Chelsea Rae Carlson: Buffy will run around licking
at the fence until her tongue bleeds.
Caryn Lebduska: She's, basically, just obsessed.
Chelsea Rae Carlson: It's strange;
I know it just can't be good for her.
Caryn Lebduska: There's a huge responsibility and
liability if she were ever to hurt anybody's horse or
hurt anybody that boards their horse here.
It would be a disaster.
Narrator: Cesar originally encountered Buffy and
Caryn at one of his book signing appearances.
Buffy seemed determined to make sure Cesar
noticed her.
Cesar Millan: So, I guess we've met before.
Caryn Lebduska: We did.
Cesar Millan: Ah, at the event and your dog decided
to jump on the table.
Caryn Lebduska: Yeah, Buffy decided she'd just,
um, I think she thought she was in an agility course.

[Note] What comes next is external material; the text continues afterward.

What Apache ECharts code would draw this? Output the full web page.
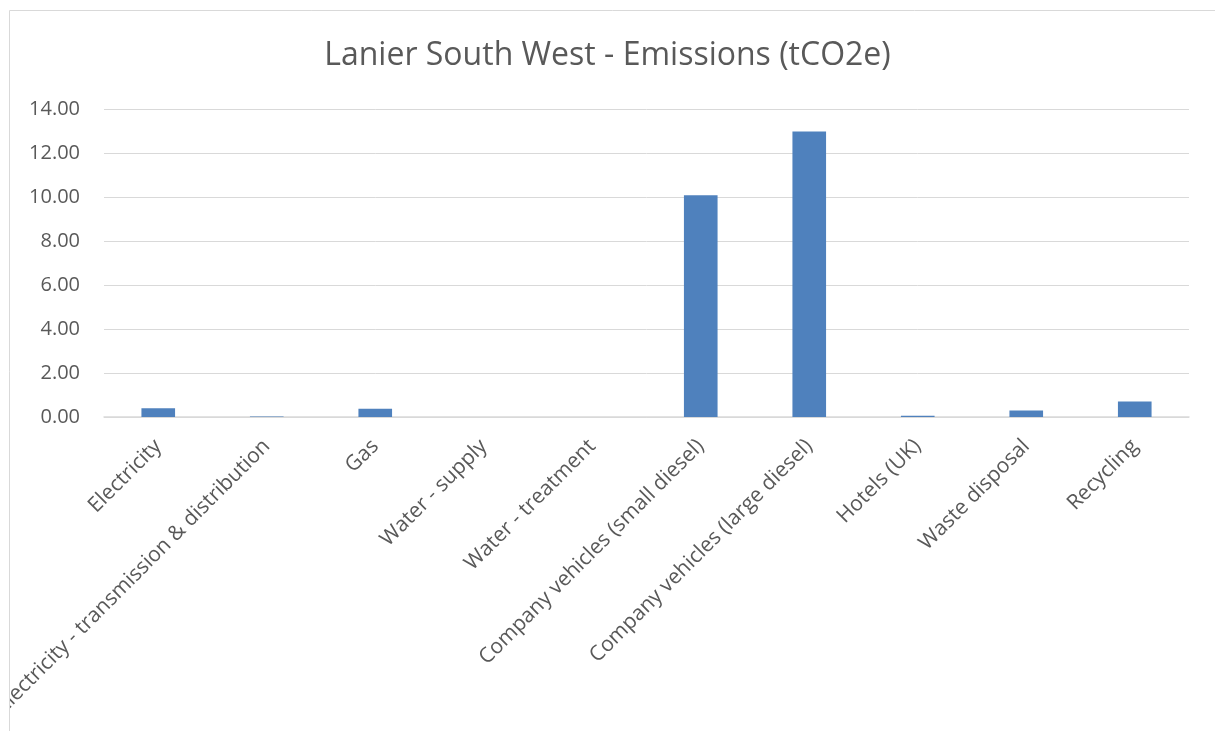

She loves jumping up on picnic tables,
obviously book signings.
Cesar Millan: So, how can I help you?
Caryn Lebduska: I have a real problem with Buffy
with my horses.
Um, as you can see, we have an exercise pen,
basically, in our backyard.
Cesar Millan: It's amazing.
Caryn Lebduska: Um, she is obsessed with the horses.
She is obsessed with the babies, um,
if I try locking her in the house,
we have gates up against all our picture windows,
'cause she will just jump at the windows and bark.
I, basically, can't spend any time with my own dog.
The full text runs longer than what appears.